# THE REQUEST
Leaving out all pictures, copy exactly the lines from the one containing "Recreate this image" down to the one containing "edgecolor=edge, lw=1.4))", both of them included.

━━ PROVIDED INFORMATION ━━

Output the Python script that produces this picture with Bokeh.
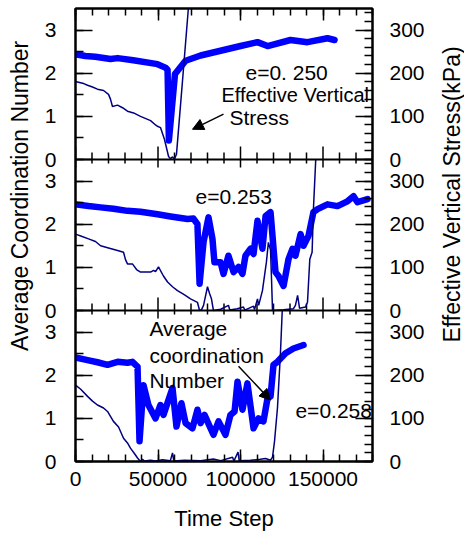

━━━
━━ PROVIDED INFORMATION ━━

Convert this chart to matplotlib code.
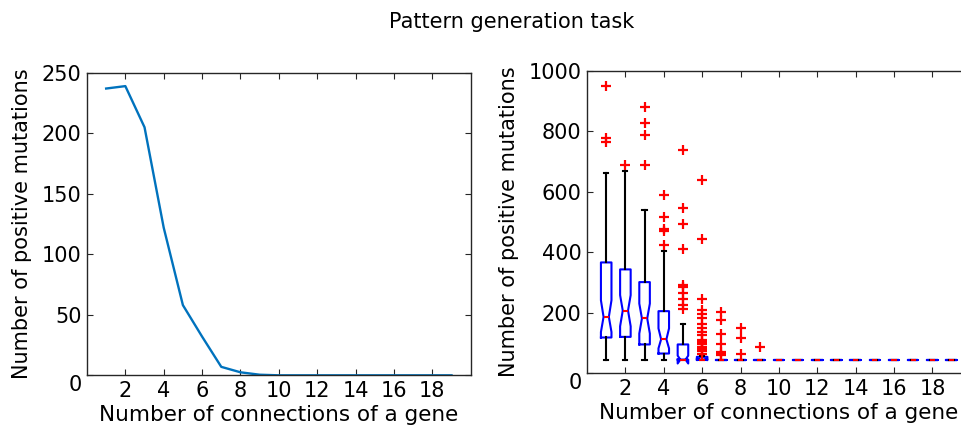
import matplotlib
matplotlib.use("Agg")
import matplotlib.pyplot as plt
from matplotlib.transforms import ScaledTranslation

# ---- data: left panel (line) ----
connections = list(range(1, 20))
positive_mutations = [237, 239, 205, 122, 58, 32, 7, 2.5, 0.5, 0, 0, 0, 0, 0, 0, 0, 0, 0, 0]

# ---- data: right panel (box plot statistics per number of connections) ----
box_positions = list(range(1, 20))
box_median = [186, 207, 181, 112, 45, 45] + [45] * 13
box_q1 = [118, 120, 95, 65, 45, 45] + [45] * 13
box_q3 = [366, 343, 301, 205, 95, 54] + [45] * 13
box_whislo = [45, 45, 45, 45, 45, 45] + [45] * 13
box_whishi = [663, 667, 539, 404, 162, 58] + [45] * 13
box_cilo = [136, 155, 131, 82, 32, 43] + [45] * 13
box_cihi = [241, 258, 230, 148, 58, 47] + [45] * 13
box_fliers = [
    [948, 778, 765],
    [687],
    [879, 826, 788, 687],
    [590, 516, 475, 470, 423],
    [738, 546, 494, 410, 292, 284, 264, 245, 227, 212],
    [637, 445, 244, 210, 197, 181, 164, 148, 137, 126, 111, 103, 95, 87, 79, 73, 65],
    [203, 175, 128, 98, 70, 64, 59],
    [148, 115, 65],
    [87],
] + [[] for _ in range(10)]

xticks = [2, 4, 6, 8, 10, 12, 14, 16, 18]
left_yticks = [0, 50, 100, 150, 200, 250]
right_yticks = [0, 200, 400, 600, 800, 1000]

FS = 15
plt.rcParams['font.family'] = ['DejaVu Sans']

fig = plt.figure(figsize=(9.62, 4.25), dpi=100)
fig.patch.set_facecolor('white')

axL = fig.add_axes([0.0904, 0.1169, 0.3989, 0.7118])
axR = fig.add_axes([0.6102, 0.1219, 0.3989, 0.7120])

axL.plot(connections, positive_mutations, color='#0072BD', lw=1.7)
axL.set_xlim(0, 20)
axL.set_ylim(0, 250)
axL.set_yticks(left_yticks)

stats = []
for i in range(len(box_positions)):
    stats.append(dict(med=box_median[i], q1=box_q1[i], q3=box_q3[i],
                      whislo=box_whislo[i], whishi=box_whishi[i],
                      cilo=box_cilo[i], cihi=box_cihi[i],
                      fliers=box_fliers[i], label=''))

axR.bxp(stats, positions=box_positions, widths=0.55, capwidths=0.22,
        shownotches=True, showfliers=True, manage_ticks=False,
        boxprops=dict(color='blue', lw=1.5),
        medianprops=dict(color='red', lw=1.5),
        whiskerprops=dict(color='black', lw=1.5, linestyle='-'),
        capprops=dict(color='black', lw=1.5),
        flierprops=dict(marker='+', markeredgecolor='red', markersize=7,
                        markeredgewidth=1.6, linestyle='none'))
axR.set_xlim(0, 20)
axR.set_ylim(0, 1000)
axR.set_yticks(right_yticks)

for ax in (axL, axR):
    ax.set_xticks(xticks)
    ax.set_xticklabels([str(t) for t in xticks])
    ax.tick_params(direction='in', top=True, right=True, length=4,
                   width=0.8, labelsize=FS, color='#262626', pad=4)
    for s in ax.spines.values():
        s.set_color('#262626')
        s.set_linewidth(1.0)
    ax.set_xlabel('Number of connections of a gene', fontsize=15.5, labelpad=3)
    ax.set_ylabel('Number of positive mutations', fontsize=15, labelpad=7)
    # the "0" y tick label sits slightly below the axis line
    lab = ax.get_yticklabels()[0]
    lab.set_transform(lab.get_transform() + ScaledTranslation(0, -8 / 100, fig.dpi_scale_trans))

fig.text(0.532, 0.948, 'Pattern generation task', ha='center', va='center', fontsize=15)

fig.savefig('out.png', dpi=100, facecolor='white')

━━━
━━ PROVIDED INFORMATION ━━

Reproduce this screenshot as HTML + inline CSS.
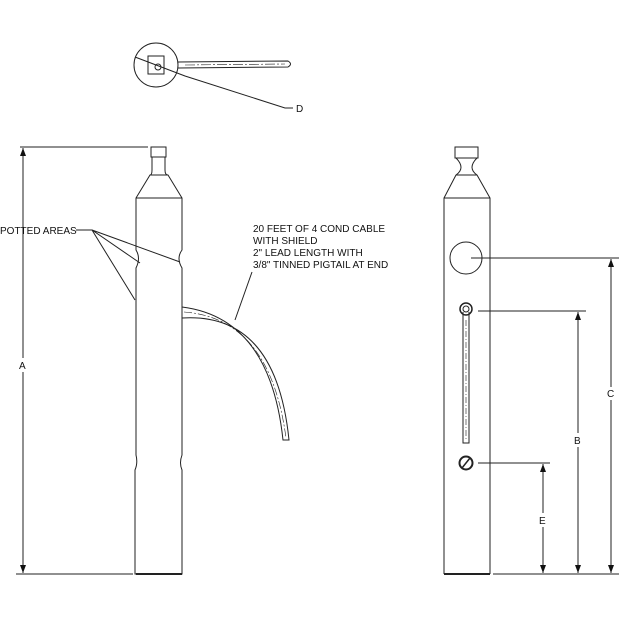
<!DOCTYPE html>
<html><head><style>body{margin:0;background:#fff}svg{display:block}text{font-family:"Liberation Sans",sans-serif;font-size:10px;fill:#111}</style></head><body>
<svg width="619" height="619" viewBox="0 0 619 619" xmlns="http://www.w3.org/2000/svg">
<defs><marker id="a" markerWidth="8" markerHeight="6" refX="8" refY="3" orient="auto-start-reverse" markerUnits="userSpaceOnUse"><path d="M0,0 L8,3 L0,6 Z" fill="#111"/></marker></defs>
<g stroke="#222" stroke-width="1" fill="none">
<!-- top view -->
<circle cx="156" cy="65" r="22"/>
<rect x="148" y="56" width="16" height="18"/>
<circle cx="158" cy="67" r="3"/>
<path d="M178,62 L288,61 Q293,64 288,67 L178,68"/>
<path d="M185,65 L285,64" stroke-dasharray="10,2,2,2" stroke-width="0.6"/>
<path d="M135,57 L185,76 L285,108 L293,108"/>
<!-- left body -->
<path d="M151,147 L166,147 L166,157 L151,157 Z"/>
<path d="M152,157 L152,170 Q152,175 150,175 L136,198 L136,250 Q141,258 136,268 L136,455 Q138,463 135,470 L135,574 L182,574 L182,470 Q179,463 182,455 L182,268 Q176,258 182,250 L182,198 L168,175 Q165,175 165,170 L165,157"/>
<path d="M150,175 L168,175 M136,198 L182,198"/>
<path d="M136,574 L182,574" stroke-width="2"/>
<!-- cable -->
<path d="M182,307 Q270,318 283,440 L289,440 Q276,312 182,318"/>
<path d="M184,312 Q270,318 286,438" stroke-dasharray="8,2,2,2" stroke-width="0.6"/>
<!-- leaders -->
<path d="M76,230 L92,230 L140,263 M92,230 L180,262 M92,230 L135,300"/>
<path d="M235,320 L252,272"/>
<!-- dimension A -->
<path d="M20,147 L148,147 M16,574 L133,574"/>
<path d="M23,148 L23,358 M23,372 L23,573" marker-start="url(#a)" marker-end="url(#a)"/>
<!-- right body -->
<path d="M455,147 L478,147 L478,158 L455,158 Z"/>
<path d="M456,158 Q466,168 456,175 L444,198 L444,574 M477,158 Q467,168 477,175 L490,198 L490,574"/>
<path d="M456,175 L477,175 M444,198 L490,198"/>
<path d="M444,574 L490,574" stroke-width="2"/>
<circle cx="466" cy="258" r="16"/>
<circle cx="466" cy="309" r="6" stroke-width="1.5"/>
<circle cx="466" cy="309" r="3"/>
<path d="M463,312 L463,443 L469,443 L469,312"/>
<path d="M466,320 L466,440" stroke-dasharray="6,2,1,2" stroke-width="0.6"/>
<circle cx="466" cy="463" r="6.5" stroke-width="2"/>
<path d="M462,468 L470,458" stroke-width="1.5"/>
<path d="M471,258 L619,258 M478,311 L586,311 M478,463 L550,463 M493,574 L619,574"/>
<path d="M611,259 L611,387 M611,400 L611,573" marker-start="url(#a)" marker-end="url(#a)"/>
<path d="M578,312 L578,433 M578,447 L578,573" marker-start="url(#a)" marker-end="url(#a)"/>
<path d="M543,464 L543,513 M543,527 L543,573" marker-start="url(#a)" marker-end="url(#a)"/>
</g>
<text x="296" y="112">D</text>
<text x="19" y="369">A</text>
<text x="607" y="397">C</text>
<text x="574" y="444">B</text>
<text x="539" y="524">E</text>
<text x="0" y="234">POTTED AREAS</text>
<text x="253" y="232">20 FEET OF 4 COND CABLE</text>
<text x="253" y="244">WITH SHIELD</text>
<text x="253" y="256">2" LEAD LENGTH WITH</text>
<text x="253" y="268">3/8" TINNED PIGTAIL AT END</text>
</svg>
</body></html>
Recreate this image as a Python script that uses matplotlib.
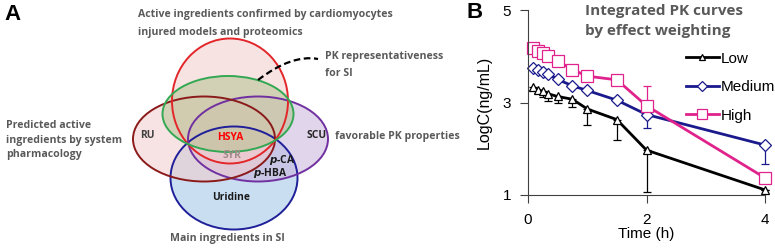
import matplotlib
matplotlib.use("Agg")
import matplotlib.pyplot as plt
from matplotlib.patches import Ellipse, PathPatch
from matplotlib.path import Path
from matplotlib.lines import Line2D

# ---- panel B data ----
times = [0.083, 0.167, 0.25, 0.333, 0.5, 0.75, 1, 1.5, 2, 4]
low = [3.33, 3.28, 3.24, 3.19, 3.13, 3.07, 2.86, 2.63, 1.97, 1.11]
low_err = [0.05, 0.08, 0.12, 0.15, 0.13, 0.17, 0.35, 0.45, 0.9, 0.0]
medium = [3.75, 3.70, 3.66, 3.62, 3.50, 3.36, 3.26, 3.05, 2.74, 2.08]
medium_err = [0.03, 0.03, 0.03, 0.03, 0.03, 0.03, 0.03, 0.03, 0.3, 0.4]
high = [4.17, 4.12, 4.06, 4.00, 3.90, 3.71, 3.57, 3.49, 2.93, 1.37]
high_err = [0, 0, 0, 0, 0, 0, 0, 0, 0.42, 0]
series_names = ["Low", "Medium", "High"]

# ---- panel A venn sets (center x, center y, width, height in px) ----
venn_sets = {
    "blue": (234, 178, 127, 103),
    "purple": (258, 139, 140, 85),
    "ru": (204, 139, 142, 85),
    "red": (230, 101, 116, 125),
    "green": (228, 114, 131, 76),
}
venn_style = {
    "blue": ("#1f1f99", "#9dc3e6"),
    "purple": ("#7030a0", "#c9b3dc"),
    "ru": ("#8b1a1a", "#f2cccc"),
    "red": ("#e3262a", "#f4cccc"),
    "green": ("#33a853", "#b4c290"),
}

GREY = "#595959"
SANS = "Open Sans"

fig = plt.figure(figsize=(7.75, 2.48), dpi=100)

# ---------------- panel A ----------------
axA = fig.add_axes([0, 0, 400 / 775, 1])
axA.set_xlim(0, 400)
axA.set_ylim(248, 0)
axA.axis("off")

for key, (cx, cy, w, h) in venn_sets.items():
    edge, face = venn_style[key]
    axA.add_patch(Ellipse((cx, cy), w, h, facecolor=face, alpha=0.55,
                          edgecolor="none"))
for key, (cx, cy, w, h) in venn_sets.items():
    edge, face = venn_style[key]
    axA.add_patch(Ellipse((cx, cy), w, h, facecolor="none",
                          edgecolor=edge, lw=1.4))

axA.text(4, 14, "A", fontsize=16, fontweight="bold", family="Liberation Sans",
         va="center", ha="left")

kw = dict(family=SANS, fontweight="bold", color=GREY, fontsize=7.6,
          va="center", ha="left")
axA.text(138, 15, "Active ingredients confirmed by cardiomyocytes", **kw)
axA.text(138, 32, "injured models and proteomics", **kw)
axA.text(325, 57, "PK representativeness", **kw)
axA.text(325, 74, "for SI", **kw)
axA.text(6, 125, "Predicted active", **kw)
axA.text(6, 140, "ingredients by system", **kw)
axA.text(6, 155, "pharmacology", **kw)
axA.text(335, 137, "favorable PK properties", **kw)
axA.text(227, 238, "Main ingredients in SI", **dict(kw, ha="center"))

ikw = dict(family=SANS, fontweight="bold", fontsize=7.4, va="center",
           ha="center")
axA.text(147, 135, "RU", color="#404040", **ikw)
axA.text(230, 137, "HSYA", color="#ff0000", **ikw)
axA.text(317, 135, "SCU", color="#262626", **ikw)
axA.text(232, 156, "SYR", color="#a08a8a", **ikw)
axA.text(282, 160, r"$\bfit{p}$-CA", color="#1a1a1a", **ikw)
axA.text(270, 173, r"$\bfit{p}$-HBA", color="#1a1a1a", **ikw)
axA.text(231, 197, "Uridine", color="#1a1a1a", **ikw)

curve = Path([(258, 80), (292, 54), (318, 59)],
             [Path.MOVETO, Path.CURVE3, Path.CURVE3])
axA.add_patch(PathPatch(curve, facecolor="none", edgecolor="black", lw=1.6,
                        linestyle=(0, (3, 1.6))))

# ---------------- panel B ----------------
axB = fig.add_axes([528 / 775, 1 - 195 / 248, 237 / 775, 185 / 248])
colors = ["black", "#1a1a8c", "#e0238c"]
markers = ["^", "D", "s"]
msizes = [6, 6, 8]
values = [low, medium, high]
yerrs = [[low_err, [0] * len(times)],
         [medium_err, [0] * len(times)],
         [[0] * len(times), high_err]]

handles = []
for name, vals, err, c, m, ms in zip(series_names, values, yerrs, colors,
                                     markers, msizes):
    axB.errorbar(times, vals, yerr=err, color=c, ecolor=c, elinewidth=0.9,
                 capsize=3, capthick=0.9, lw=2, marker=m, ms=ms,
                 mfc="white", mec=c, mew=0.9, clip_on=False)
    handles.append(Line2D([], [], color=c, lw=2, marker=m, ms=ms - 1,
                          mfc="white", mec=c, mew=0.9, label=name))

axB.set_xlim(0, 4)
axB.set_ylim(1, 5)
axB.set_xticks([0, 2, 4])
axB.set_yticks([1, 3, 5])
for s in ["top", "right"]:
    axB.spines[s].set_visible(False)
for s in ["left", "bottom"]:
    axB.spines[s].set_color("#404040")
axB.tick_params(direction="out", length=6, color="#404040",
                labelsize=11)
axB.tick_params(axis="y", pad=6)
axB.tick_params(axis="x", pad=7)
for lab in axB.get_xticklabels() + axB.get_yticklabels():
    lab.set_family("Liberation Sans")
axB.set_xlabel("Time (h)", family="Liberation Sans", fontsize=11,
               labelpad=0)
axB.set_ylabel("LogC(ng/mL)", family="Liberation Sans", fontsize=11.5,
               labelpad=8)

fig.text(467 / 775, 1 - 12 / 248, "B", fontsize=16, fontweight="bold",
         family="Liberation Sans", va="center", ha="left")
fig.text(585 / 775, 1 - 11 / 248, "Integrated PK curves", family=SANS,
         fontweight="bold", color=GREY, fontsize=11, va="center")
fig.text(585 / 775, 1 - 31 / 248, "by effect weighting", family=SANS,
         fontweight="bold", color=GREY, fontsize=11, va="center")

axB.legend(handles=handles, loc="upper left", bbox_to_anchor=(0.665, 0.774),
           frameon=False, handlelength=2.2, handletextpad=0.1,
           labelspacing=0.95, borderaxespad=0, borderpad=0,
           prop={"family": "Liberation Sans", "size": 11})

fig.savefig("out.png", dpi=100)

━━━

# ANSWER FOR THE TASK
Recreate this image as a Python script that uses matplotlib.
import matplotlib
matplotlib.use("Agg")
import matplotlib.pyplot as plt
from matplotlib.patches import Ellipse, PathPatch
from matplotlib.path import Path
from matplotlib.lines import Line2D

# ---- panel B data ----
times = [0.083, 0.167, 0.25, 0.333, 0.5, 0.75, 1, 1.5, 2, 4]
low = [3.33, 3.28, 3.24, 3.19, 3.13, 3.07, 2.86, 2.63, 1.97, 1.11]
low_err = [0.05, 0.08, 0.12, 0.15, 0.13, 0.17, 0.35, 0.45, 0.9, 0.0]
medium = [3.75, 3.70, 3.66, 3.62, 3.50, 3.36, 3.26, 3.05, 2.74, 2.08]
medium_err = [0.03, 0.03, 0.03, 0.03, 0.03, 0.03, 0.03, 0.03, 0.3, 0.4]
high = [4.17, 4.12, 4.06, 4.00, 3.90, 3.71, 3.57, 3.49, 2.93, 1.37]
high_err = [0, 0, 0, 0, 0, 0, 0, 0, 0.42, 0]
series_names = ["Low", "Medium", "High"]

# ---- panel A venn sets (center x, center y, width, height in px) ----
venn_sets = {
    "blue": (234, 178, 127, 103),
    "purple": (258, 139, 140, 85),
    "ru": (204, 139, 142, 85),
    "red": (230, 101, 116, 125),
    "green": (228, 114, 131, 76),
}
venn_style = {
    "blue": ("#1f1f99", "#9dc3e6"),
    "purple": ("#7030a0", "#c9b3dc"),
    "ru": ("#8b1a1a", "#f2cccc"),
    "red": ("#e3262a", "#f4cccc"),
    "green": ("#33a853", "#b4c290"),
}

GREY = "#595959"
SANS = "Open Sans"

fig = plt.figure(figsize=(7.75, 2.48), dpi=100)

# ---------------- panel A ----------------
axA = fig.add_axes([0, 0, 400 / 775, 1])
axA.set_xlim(0, 400)
axA.set_ylim(248, 0)
axA.axis("off")

for key, (cx, cy, w, h) in venn_sets.items():
    edge, face = venn_style[key]
    axA.add_patch(Ellipse((cx, cy), w, h, facecolor=face, alpha=0.55,
                          edgecolor="none"))
for key, (cx, cy, w, h) in venn_sets.items():
    edge, face = venn_style[key]
    axA.add_patch(Ellipse((cx, cy), w, h, facecolor="none",
                          edgecolor=edge, lw=1.4))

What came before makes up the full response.